Hoy desde mi quehacer docente intento que mis estudiantes escriban textos motivados por sus sentimientos e inquietudes. Los llevo a indagar en lo más profundo de sus experiencias vitales, al tiempo que recurren en sus referentes de lecturas hechas en diversos textos sugeridos por mi deducción sobre sus intereses particulares, para tener “pretextos de hacer textos” con una intencionalidad clara y definida, partiendo de la certeza que la lectura facilita el proceso de la escritura en tanto se adquiere un cúmulo de información para recrear mundos posibles. En aras de hacer del proceso lecto-escritor un aprendizaje significativo, buscamos interlocutores y es entonces, cuando el periódico mural, la rotación de textos intercursos, los concursos de narrativa, etc. se nos presentan como didácticas funcionales para nuestro propósito. Es claro que en los dos procesos, va inmerso de raíz el desarrollo de las habilidades del pensamiento, habilidades que debieran estimularse desde la edad temprana con el fin de tener una percepción y una aprehensión más significativa del mundo. Nos preguntamos entonces: ¿cómo se puede medir el desarrollo del pensamiento y por ende, el desarrollo del lenguaje?. Es claro que este proceso, en tanto sistemático y progresivo, se motiva, se estimula, se evalúa, no se “califica”.

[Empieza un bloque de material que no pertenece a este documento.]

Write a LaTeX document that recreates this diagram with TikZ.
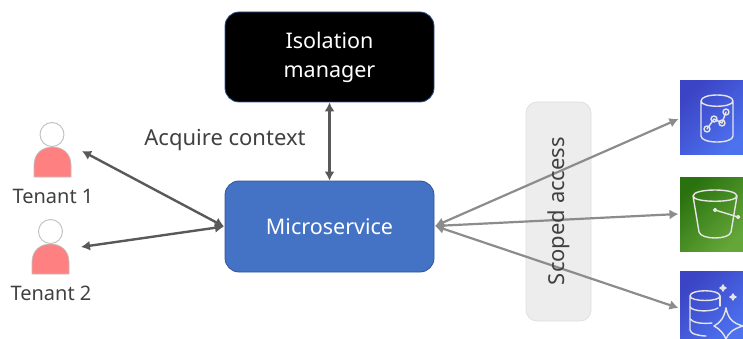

Finalmente, a partir del diálogo polifónico de nuestras experiencias, concluimos en que las prácticas evaluativas en el aula deben sustentarse en los propósitos de potenciar capacidades, socializar resultados, afianzar valores y actitudes, aprender de las experiencias, identificar los errores y afianzar los aciertos. La evaluación, entonces, debemos asumirla como una actividad gratificante, útil y provechosa que permite detectar oportunamente dificultades, fortalezas y logros que conduzcan a la toma de decisiones adecuadas y oportunas en la formación de seres integrales desde todas las dimensiones del aprendizaje.
[1] MORENO, Bayardo Guadalupe. “¿Qué son Competencias?”. Artículo reseñado en la Revista GUIA No. 56 2001.